The request:
Copy every line that mentions the word "with".
--- START Items ---
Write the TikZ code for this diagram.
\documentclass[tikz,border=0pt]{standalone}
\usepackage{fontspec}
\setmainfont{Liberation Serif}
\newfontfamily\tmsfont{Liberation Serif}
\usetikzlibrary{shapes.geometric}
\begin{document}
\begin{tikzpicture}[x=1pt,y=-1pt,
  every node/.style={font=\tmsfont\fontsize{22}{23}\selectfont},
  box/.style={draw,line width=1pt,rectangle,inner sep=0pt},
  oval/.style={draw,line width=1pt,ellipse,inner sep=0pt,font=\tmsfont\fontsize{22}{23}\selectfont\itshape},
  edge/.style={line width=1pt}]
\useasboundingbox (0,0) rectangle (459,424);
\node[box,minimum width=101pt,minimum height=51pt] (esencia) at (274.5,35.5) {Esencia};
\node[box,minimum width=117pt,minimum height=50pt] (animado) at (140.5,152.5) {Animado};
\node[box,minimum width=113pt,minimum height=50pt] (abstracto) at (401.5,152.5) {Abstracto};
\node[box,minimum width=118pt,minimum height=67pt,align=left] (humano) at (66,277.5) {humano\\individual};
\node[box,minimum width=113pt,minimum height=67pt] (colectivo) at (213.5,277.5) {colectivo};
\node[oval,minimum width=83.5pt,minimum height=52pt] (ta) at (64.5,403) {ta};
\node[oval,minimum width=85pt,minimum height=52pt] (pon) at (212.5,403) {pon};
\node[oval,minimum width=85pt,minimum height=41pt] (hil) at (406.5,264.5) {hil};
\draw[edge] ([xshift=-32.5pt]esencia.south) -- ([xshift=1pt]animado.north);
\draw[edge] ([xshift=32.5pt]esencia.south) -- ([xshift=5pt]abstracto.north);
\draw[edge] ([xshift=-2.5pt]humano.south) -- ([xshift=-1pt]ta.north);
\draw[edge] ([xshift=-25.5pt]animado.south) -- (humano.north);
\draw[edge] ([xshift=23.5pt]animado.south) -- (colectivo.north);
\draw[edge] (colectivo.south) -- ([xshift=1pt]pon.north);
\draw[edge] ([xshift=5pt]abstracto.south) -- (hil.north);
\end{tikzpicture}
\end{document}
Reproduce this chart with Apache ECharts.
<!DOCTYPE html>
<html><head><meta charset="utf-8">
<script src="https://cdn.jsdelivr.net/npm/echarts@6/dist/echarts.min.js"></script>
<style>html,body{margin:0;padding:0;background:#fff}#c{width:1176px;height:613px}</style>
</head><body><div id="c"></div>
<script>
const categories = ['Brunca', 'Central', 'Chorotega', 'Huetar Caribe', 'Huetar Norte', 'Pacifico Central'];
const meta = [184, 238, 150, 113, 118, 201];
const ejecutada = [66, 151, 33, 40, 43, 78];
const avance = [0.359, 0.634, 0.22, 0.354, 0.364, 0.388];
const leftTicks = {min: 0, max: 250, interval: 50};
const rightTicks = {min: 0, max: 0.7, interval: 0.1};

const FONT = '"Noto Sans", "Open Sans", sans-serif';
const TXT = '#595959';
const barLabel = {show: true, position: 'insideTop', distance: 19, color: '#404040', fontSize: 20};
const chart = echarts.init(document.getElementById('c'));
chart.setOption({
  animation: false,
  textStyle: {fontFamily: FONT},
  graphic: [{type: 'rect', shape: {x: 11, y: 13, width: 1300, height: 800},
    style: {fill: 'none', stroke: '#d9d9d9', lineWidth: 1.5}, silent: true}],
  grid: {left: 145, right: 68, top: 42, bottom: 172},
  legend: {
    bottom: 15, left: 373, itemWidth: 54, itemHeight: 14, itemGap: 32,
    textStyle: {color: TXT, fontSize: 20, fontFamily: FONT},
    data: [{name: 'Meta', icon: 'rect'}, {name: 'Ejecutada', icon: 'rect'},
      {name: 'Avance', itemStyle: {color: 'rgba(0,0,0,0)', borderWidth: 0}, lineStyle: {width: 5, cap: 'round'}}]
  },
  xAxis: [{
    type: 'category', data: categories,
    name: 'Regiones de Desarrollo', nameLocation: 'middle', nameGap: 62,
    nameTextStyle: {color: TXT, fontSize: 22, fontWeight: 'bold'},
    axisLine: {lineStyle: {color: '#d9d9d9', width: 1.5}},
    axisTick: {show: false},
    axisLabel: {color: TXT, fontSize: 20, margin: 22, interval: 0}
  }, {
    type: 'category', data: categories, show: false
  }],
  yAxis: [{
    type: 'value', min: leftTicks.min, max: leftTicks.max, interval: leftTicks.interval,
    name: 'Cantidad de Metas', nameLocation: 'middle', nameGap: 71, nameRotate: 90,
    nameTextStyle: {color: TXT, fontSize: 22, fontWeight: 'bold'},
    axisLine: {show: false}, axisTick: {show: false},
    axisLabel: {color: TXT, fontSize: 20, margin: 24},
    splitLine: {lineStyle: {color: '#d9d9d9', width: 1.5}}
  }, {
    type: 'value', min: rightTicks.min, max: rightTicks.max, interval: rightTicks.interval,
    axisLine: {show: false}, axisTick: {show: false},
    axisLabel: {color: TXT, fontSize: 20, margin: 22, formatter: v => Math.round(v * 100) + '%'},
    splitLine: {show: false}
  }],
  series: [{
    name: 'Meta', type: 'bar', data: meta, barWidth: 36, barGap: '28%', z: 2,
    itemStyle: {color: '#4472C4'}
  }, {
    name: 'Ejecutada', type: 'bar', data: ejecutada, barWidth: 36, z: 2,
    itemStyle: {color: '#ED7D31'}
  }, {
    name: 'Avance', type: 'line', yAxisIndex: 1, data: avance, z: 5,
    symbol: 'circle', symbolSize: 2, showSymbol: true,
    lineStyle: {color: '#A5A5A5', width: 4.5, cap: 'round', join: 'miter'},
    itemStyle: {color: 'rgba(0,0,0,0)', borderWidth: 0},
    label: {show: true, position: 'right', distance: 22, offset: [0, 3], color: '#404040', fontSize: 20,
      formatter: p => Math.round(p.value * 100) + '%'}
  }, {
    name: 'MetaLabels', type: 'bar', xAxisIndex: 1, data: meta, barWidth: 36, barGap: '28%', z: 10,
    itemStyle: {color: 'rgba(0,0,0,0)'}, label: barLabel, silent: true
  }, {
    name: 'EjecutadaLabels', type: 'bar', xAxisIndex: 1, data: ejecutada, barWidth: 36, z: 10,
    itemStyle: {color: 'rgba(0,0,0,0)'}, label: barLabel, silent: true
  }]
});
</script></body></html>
--- END Items ---
--- START Items ---
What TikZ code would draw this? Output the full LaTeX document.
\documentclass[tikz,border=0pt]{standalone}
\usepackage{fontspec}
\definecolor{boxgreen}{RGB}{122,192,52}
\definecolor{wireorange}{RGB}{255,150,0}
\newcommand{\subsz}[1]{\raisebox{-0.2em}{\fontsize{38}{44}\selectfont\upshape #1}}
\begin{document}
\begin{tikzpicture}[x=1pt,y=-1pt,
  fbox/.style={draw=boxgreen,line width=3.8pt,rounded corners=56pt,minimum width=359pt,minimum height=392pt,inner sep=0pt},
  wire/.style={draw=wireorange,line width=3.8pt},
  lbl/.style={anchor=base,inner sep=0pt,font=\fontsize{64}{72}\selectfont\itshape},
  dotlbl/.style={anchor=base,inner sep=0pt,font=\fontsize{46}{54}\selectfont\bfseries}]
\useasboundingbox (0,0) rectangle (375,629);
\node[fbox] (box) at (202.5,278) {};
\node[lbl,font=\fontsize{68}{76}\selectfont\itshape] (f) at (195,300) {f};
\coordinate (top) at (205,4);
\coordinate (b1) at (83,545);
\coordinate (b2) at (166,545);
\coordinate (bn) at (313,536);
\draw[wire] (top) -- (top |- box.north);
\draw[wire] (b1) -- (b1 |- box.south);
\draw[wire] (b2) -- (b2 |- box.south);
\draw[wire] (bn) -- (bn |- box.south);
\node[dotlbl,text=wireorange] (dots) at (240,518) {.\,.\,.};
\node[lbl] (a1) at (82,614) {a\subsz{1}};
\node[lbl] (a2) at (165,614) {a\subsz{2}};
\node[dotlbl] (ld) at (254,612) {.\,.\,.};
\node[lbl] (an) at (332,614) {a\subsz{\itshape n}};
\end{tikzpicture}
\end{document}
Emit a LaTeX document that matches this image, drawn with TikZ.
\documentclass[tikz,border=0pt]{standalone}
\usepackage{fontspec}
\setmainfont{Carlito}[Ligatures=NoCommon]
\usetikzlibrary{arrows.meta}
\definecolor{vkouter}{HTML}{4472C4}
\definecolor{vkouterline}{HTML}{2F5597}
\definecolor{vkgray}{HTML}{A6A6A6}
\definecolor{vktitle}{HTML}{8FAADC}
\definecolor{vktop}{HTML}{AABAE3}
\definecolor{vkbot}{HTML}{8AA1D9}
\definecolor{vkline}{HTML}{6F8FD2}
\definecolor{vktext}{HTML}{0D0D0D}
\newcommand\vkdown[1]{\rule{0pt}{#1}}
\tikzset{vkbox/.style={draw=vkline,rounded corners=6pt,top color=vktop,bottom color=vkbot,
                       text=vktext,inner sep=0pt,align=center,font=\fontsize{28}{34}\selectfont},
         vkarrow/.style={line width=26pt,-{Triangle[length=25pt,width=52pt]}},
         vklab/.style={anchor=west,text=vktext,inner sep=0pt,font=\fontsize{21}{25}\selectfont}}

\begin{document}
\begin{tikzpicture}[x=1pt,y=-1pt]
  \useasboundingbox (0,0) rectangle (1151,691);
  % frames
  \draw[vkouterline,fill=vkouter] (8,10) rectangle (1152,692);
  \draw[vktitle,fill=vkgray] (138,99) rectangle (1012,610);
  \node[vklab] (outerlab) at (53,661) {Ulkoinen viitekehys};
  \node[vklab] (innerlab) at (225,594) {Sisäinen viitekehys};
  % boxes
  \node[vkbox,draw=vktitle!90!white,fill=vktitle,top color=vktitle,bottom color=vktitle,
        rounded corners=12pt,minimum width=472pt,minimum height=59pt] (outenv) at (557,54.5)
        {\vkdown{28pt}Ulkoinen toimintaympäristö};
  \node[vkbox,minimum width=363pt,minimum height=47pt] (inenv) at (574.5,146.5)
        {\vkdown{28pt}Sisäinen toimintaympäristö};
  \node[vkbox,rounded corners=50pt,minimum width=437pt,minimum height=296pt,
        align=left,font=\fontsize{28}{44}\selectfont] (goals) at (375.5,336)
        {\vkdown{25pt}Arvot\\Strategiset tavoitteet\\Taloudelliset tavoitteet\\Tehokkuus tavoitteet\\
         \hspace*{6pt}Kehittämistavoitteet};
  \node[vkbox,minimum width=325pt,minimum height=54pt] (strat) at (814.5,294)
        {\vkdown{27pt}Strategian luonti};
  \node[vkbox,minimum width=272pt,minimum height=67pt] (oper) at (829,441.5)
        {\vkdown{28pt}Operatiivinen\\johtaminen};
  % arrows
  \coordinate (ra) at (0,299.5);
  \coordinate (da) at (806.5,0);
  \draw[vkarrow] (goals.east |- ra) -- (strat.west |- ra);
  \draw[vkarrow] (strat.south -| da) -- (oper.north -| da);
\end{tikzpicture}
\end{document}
--- END Items ---
The completed task:
Reproduce this chart with Apache ECharts.
Emit a LaTeX document that matches this image, drawn with TikZ.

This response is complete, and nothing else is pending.